中野さんのセッションを受けた後、ぼーっとしていると「あ、私の中で解放が起こっているのかもしれない」という思いが巡ってきた。
一瞥体験をし、プロセスを進めていく中で、「人に好かれない自分は価値がない」という自分の思い込みをまだ自分が所有している、しがみついていることをまざまざと見せつけられた。
会社の人間関係の悩みや自分の体の症状がよくなったり悪化したりを繰り返すことで、「こんな自分には価値がない」「自分の価値は周囲の評価に左右される」とまだ思い込んでいたことに気づいた。
今回、外側で問題と思っていたことは、自分の内側を反映していたようだ。
その後、「過去にも未来にもとらわれない生き方」を再読。
「あなたが自分だと思っているこの小さな「私」は、実際には自分にとって何が最善のことなのか知らず、まわりの世界に対して非常に小さなコントロールの力しか持ってはいないのです。」
この一文を読んで、「自分は全体の表現にすぎないから、サレンダーするしかないんだな」と安心感に涙が込み上げてきた。
その後、なんとなく禅サンガの雲黒斎さんのYoutubeライブを見てみたら、ちょうど人間関係の悩みについての回で、タイミングが良すぎて笑ってしまった。

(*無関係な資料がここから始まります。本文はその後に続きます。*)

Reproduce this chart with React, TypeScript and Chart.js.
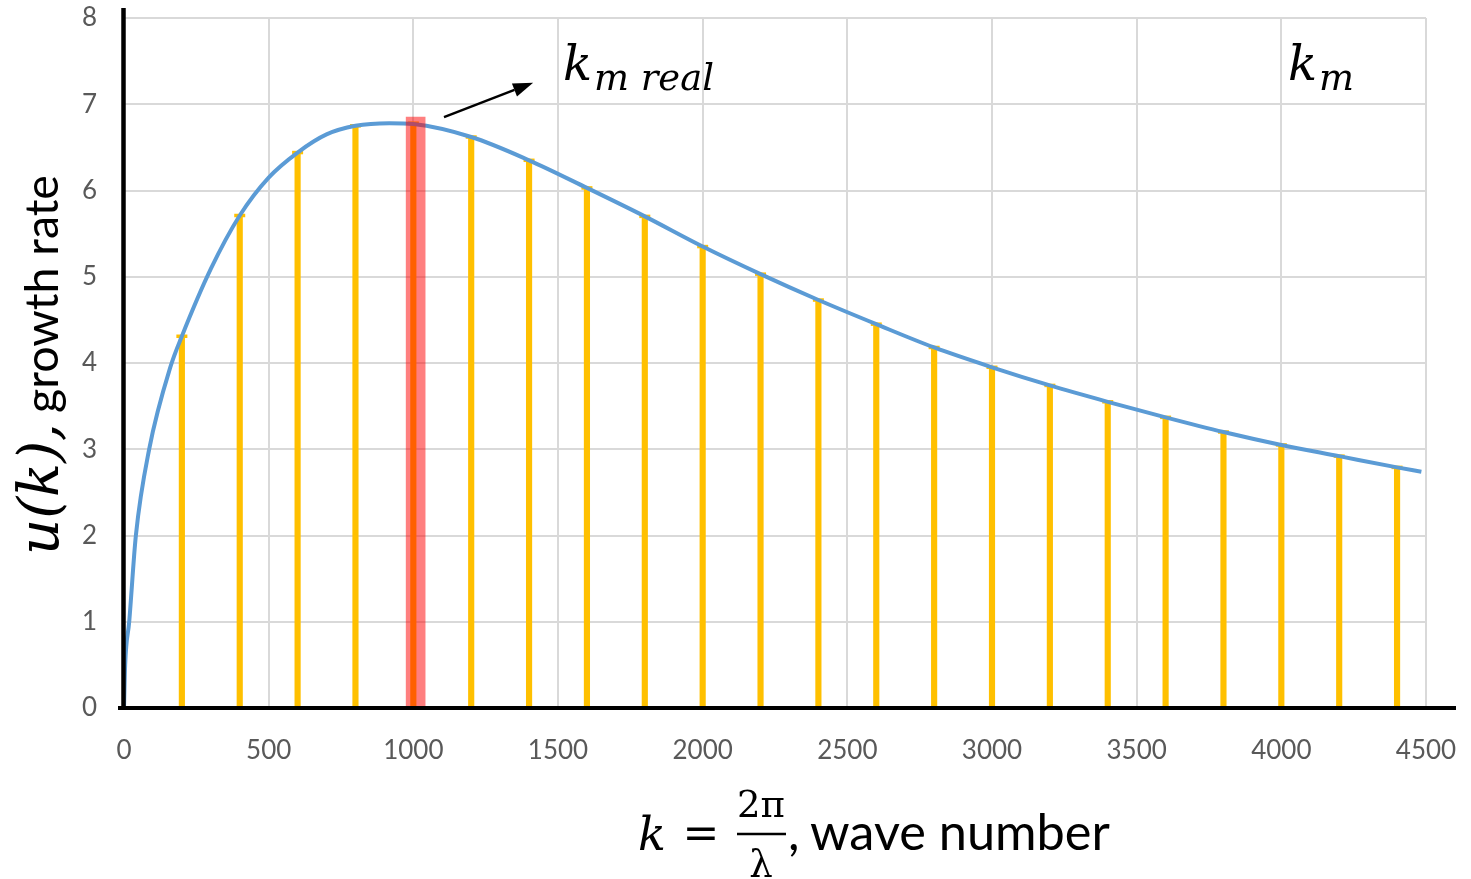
import React, { useEffect, useRef } from "react";
import { Chart, registerables } from "chart.js";

Chart.register(...registerables);

// Sampled wave numbers (stems) and their growth rates
const sampleK = [200, 400, 600, 800, 1000, 1200, 1400, 1600, 1800, 2000, 2200, 2400, 2600, 2800, 3000, 3200, 3400, 3600, 3800, 4000, 4200, 4400];
const sampleU = [4.31, 5.71, 6.44, 6.75, 6.78, 6.62, 6.35, 6.03, 5.7, 5.35, 5.03, 4.73, 4.45, 4.18, 3.95, 3.74, 3.55, 3.37, 3.2, 3.05, 2.92, 2.79];

// Continuous growth-rate curve u(k)
const curveK = [0, 4, 18, 41, 87, 161, 200, 300, 400, 500, 600, 700, 800, 917, 1000, 1200, 1400, 1600, 1800, 2000, 2200, 2400, 2600, 2800, 3000, 3200, 3400, 3600, 3800, 4000, 4200, 4400, 4484];
const curveU = [0, 0.5, 1, 2, 3, 3.96, 4.31, 5.09, 5.71, 6.15, 6.44, 6.65, 6.75, 6.78, 6.77, 6.62, 6.35, 6.03, 5.7, 5.35, 5.03, 4.73, 4.45, 4.18, 3.95, 3.74, 3.55, 3.37, 3.2, 3.05, 2.92, 2.79, 2.74];

// Observed maximum (k_m real)
const realPeakK = [1008];
const realPeakU = [6.85];

// Axis ticks
const xTickValues = [0, 500, 1000, 1500, 2000, 2500, 3000, 3500, 4000, 4500];
const yTickValues = [0, 1, 2, 3, 4, 5, 6, 7, 8];

// Annotation anchors in data units [k, u]
const arrowFrom = [1106, 6.85];
const arrowTo = [1414, 7.25];
const realPeakLabelAt = [1517, 7.28];
const theoryPeakLabelAt = [4023, 7.28];

const SANS = "Lato, 'Open Sans', sans-serif";
const MATH = "'DejaVu Serif', serif";
const TICK_COLOR = "#595959";
const STEM_COLOR = "#FFC000";

function fitSize(ctx: CanvasRenderingContext2D, text: string, font: (s: number) => string, width: number) {
  ctx.font = font(100);
  const w = ctx.measureText(text).width;
  return (100 * width) / w;
}

const axisLinesPlugin = {
  id: "axisLines",
  afterDatasetsDraw(chart: any) {
    const { ctx, chartArea } = chart;
    ctx.save();
    ctx.strokeStyle = "#000";
    ctx.lineWidth = 4.5;
    ctx.beginPath();
    ctx.moveTo(chartArea.left - 0.5, chartArea.top - 10);
    ctx.lineTo(chartArea.left - 0.5, chartArea.bottom + 2);
    ctx.stroke();
    ctx.lineWidth = 4;
    ctx.beginPath();
    ctx.moveTo(chartArea.left - 6, chartArea.bottom);
    ctx.lineTo(chartArea.right + 30, chartArea.bottom);
    ctx.stroke();
    ctx.restore();
  },
};

const titlesPlugin = {
  id: "titles",
  afterDraw(chart: any) {
    const { ctx } = chart;
    const x = chart.scales.x;
    const y = chart.scales.y;
    const px = (k: number) => x.getPixelForValue(k);
    const py = (u: number) => y.getPixelForValue(u);
    ctx.save();
    ctx.fillStyle = "#000";
    ctx.strokeStyle = "#000";
    ctx.textBaseline = "alphabetic";
    ctx.textAlign = "left";

    // Arrow pointing at the observed maximum
    const x0 = px(arrowFrom[0]);
    const y0 = py(arrowFrom[1]);
    const x1 = px(arrowTo[0]);
    const y1 = py(arrowTo[1]);
    const ang = Math.atan2(y1 - y0, x1 - x0);
    const head = 20;
    const hw = 7;
    const bx = x1 - head * Math.cos(ang);
    const by = y1 - head * Math.sin(ang);
    ctx.lineWidth = 2.5;
    ctx.beginPath();
    ctx.moveTo(x0, y0);
    ctx.lineTo(bx, by);
    ctx.stroke();
    ctx.beginPath();
    ctx.moveTo(x1, y1);
    ctx.lineTo(bx + hw * Math.sin(ang), by - hw * Math.cos(ang));
    ctx.lineTo(bx - hw * Math.sin(ang), by + hw * Math.cos(ang));
    ctx.closePath();
    ctx.fill();

    const italic = (s: number) => `italic ${s}px ${MATH}`;
    const upright = (s: number) => `${s}px ${MATH}`;
    const sans = (s: number) => `${s}px ${SANS}`;

    // k_m real
    const kSize = 48;
    const subSize = fitSize(ctx, "m real", italic, 120);
    let lx = px(realPeakLabelAt[0]);
    let ly = py(realPeakLabelAt[1]);
    ctx.font = italic(kSize);
    ctx.fillText("k", lx, ly);
    let kw = ctx.measureText("k").width;
    ctx.font = italic(subSize);
    ctx.fillText("m real", lx + kw + 2, ly + 10);

    // k_m
    lx = px(theoryPeakLabelAt[0]);
    ly = py(theoryPeakLabelAt[1]);
    ctx.font = italic(kSize);
    ctx.fillText("k", lx, ly);
    kw = ctx.measureText("k").width;
    ctx.font = italic(subSize);
    ctx.fillText("m", lx + kw + 2, ly + 10);

    // x-axis title: k = 2π/λ, wave number
    const base = 850;
    ctx.font = italic(46);
    ctx.fillText("k", 638, base);
    ctx.font = upright(44);
    ctx.textAlign = "center";
    ctx.fillText("=", 701, base - 2);
    const fracSize = fitSize(ctx, "2π", upright, 48);
    ctx.font = upright(fracSize);
    ctx.fillText("2π", 761, 817);
    ctx.fillText("λ", 761, 877);
    ctx.lineWidth = 2.5;
    ctx.beginPath();
    ctx.moveTo(737, 834);
    ctx.lineTo(786, 834);
    ctx.stroke();
    ctx.textAlign = "left";
    const waveSize = fitSize(ctx, "wave number", sans, 300);
    ctx.font = sans(waveSize);
    ctx.fillText(",", 788, base);
    ctx.fillText("wave number", 810, base);

    // y-axis title: u(k), growth rate
    ctx.save();
    ctx.translate(58, 0);
    ctx.rotate(-Math.PI / 2);
    const uSize = fitSize(ctx, "u(k),", italic, 132);
    ctx.font = italic(uSize);
    ctx.fillText("u(k),", -555, 0);
    const grSize = fitSize(ctx, "growth rate", sans, 238);
    ctx.font = sans(grSize);
    ctx.fillText("growth rate", -413, 0);
    ctx.restore();

    ctx.restore();
  },
};

export default function App() {
  const canvasRef = useRef<HTMLCanvasElement | null>(null);

  useEffect(() => {
    const canvas = canvasRef.current;
    if (!canvas) return;

    const stems = sampleK.map((k, i) => ({ x: k, y: sampleU[i] }));
    const caps = [
      ...sampleK.map((k, i) => ({ x: k, y: sampleU[i] })),
      ...sampleK.map((k) => ({ x: k, y: 0 })),
    ];
    const curve = curveK.map((k, i) => ({ x: k, y: curveU[i] }));
    const realPeak = realPeakK.map((k, i) => ({ x: k, y: realPeakU[i] }));

    const tickFont = { family: SANS, size: 26 };
    const gridStyle = { color: "#D9D9D9", lineWidth: 2, drawTicks: false, offset: false };

    const chart = new Chart(canvas, {
      type: "scatter",
      data: {
        datasets: [
          {
            type: "bar",
            label: "k_m real",
            data: realPeak,
            backgroundColor: "rgba(255, 0, 0, 0.5)",
            barThickness: 19,
            grouped: false,
            order: 0,
          } as any,
          {
            type: "scatter",
            label: "u(k)",
            data: curve,
            showLine: true,
            borderColor: "#5B9BD5",
            borderWidth: 4,
            pointRadius: 0,
            cubicInterpolationMode: "monotone",
            order: 1,
          } as any,
          {
            type: "scatter",
            label: "caps",
            data: caps,
            pointStyle: "line",
            pointRadius: 5.5,
            pointBorderWidth: 3.5,
            pointBorderColor: STEM_COLOR,
            pointBackgroundColor: STEM_COLOR,
            borderColor: STEM_COLOR,
            backgroundColor: STEM_COLOR,
            order: 2,
          } as any,
          {
            type: "bar",
            label: "samples",
            data: stems,
            backgroundColor: STEM_COLOR,
            barThickness: 5.5,
            grouped: false,
            order: 3,
          } as any,
        ],
      },
      options: {
        animation: false,
        responsive: true,
        maintainAspectRatio: false,
        layout: { padding: { top: 18, right: 45, bottom: 0, left: 0 } },
        plugins: {
          legend: { display: false },
          tooltip: { enabled: false },
        },
        scales: {
          x: {
            type: "linear",
            min: 0,
            max: 4500,
            offset: false,
            afterBuildTicks: (s: any) => {
              s.ticks = xTickValues.map((v) => ({ value: v }));
            },
            afterFit: (s: any) => {
              s.height = 171;
              s.paddingLeft = 0;
              s.paddingRight = 0;
            },
            ticks: {
              font: tickFont,
              color: TICK_COLOR,
              padding: 27,
              maxRotation: 0,
              autoSkip: false,
              callback: (v: any) => String(v),
            },
            grid: gridStyle,
            border: { display: false },
          },
          y: {
            type: "linear",
            min: 0,
            max: 8,
            afterBuildTicks: (s: any) => {
              s.ticks = yTickValues.map((v) => ({ value: v }));
            },
            afterFit: (s: any) => {
              s.width = 124;
              s.paddingTop = 0;
              s.paddingBottom = 0;
            },
            ticks: { font: tickFont, color: TICK_COLOR, padding: 27, callback: (v: any) => String(v) },
            grid: gridStyle,
            border: { display: false },
          },
        },
      } as any,
      plugins: [axisLinesPlugin, titlesPlugin],
    });

    return () => chart.destroy();
  }, []);

  return (
    <div style={{ position: "fixed", left: 0, top: 0, width: 1471, height: 879, background: "#fff" }}>
      <canvas ref={canvasRef} />
    </div>
  );
}
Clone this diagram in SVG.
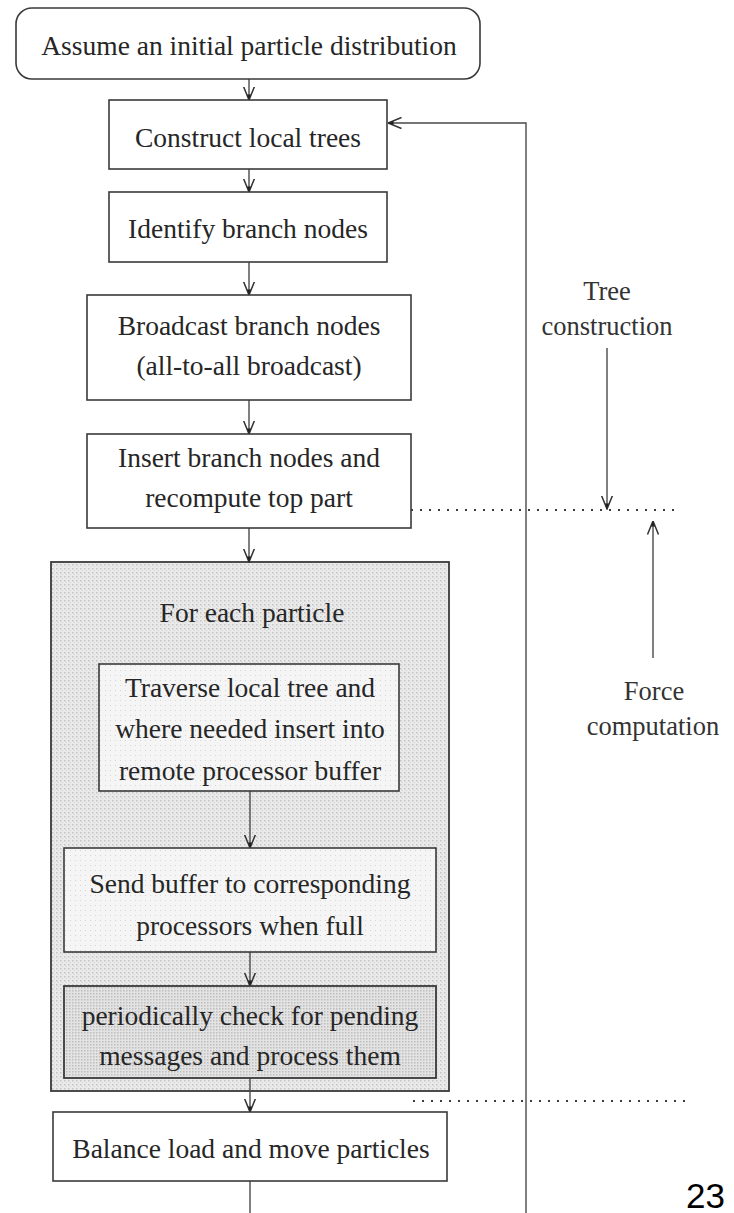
<svg xmlns="http://www.w3.org/2000/svg" width="734" height="1213" viewBox="0 0 734 1213">
  <defs>
    <style>
      .box { fill: #ffffff; stroke: #3a3a3a; stroke-width: 1.6; }
      .lbl { font-family: "Liberation Serif", "Times New Roman", serif; font-size: 27.5px; fill: #262626; text-anchor: middle; }
      .side { font-family: "Liberation Serif", "Times New Roman", serif; font-size: 26.5px; fill: #333333; text-anchor: middle; }
      .conn { fill: none; stroke: #4a4a4a; stroke-width: 1.4; }
      .dots { fill: none; stroke: #3c3c3c; stroke-width: 2; stroke-dasharray: 2 7; }
      .pageno { font-family: "Liberation Sans", Arial, sans-serif; font-size: 35px; fill: #000000; }
    </style>
    <!-- halftone screens for the shaded loop body -->
    <pattern id="screen" width="4" height="4" patternUnits="userSpaceOnUse">
      <rect width="4" height="4" fill="#eaeaea"/>
      <rect x="0" y="0" width="1.5" height="1.5" fill="#c4c4c4"/>
      <rect x="2" y="2" width="1" height="1" fill="#d4d4d4"/>
    </pattern>
    <pattern id="screenLight" width="5" height="5" patternUnits="userSpaceOnUse">
      <rect width="5" height="5" fill="#f5f5f5"/>
      <rect x="0" y="0" width="1" height="1" fill="#d6d6d6"/>
    </pattern>
    <pattern id="screenDark" width="3" height="3" patternUnits="userSpaceOnUse">
      <rect width="3" height="3" fill="#e3e3e3"/>
      <rect x="0" y="0" width="1.5" height="1.5" fill="#bdbdbd"/>
    </pattern>
    <marker id="arrow" viewBox="0 0 14 14" refX="13.5" refY="7" markerWidth="14" markerHeight="14" markerUnits="userSpaceOnUse" orient="auto">
      <path d="M0,1.5 L13.5,7 L0,12.5" fill="none" stroke="#333333" stroke-width="1.5"/>
      <path d="M8,5 L13.5,7 L8,9 Z" fill="#222222"/>
    </marker>
  </defs>

  <rect width="734" height="1213" fill="#ffffff"/>

  <!-- phase separators -->
  <g id="separators">
    <line class="dots" x1="402" y1="510" x2="676" y2="510"/>
    <line class="dots" x1="413" y1="1101" x2="686" y2="1101"/>
  </g>

  <!-- loop body (shaded) -->
  <g id="loop">
    <rect x="51" y="562" width="398" height="529" fill="url(#screen)" stroke="#3a3a3a" stroke-width="1.8"/>
    <text class="lbl" x="252" y="622">For each particle</text>
  </g>

  <g id="connectors">
    <line class="conn" x1="249" y1="79" x2="249" y2="100" marker-end="url(#arrow)"/>
    <line class="conn" x1="249" y1="169" x2="249" y2="192" marker-end="url(#arrow)"/>
    <line class="conn" x1="249" y1="262" x2="249" y2="295" marker-end="url(#arrow)"/>
    <line class="conn" x1="249" y1="400" x2="249" y2="434" marker-end="url(#arrow)"/>
    <line class="conn" x1="249" y1="528" x2="249" y2="562" marker-end="url(#arrow)"/>
    <line class="conn" x1="250" y1="791" x2="250" y2="848" marker-end="url(#arrow)"/>
    <line class="conn" x1="250" y1="952" x2="250" y2="986" marker-end="url(#arrow)"/>
    <line class="conn" x1="250" y1="1078" x2="250" y2="1112" marker-end="url(#arrow)"/>
    <line class="conn" x1="250" y1="1181" x2="250" y2="1213"/>
    <!-- iteration feedback -->
    <polyline class="conn" points="526,1213 526,123 388,123" marker-end="url(#arrow)"/>
    <!-- phase indicators -->
    <line class="conn" x1="607" y1="348" x2="607" y2="509" marker-end="url(#arrow)"/>
    <line class="conn" x1="653" y1="658" x2="653" y2="521" marker-end="url(#arrow)"/>
  </g>

  <g id="n-start">
    <rect class="box" x="16" y="8" width="464" height="71" rx="16" ry="16"/>
    <text class="lbl" x="249" y="55">Assume an initial particle distribution</text>
  </g>

  <g id="n-construct">
    <rect class="box" x="109" y="100" width="278" height="69"/>
    <text class="lbl" x="248" y="147">Construct local trees</text>
  </g>

  <g id="n-identify">
    <rect class="box" x="109" y="192" width="278" height="70"/>
    <text class="lbl" x="248" y="238">Identify branch nodes</text>
  </g>

  <g id="n-broadcast">
    <rect class="box" x="87" y="295" width="324" height="105"/>
    <text class="lbl" x="249" y="335">Broadcast branch nodes</text>
    <text class="lbl" x="249" y="375">(all-to-all broadcast)</text>
  </g>

  <g id="n-insert">
    <rect class="box" x="87" y="434" width="324" height="94"/>
    <text class="lbl" x="249" y="467">Insert branch nodes and</text>
    <text class="lbl" x="249" y="507">recompute top part</text>
  </g>

  <g id="n-traverse">
    <rect x="99" y="664" width="300" height="127" fill="url(#screenLight)" stroke="#3a3a3a" stroke-width="1.6"/>
    <text class="lbl" x="250" y="697">Traverse local tree and</text>
    <text class="lbl" x="250" y="738">where needed insert into</text>
    <text class="lbl" x="250" y="780">remote processor buffer</text>
  </g>

  <g id="n-send">
    <rect x="64" y="848" width="372" height="104" fill="url(#screenLight)" stroke="#3a3a3a" stroke-width="1.6"/>
    <text class="lbl" x="250" y="893">Send buffer to corresponding</text>
    <text class="lbl" x="250" y="935">processors when full</text>
  </g>

  <g id="n-poll">
    <rect x="64" y="986" width="372" height="92" fill="url(#screenDark)" stroke="#3a3a3a" stroke-width="1.8"/>
    <text class="lbl" x="250" y="1025">periodically check for pending</text>
    <text class="lbl" x="250" y="1065">messages and process them</text>
  </g>

  <g id="n-balance">
    <rect class="box" x="53" y="1112" width="394" height="69"/>
    <text class="lbl" x="251" y="1158">Balance load and move particles</text>
  </g>

  <g id="phase-labels">
    <text class="side" x="607" y="300">Tree</text>
    <text class="side" x="607" y="335">construction</text>
    <text class="side" x="654" y="700">Force</text>
    <text class="side" x="653" y="735">computation</text>
  </g>

  <text class="pageno" x="686" y="1208">23</text>
</svg>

「自分に対する他人の評価は、自分の価値を表すものではなく、単に相手の思い込みが表れているだけ」
それを聞いたとき、「自分に最初から何も問題はなかったんだ」「そして、自分が好きだとか嫌いだと思っていた相手も、自分の思考の中にしか存在していなかったんだ」と、自分の思い込みがまた剥がれ落ちた。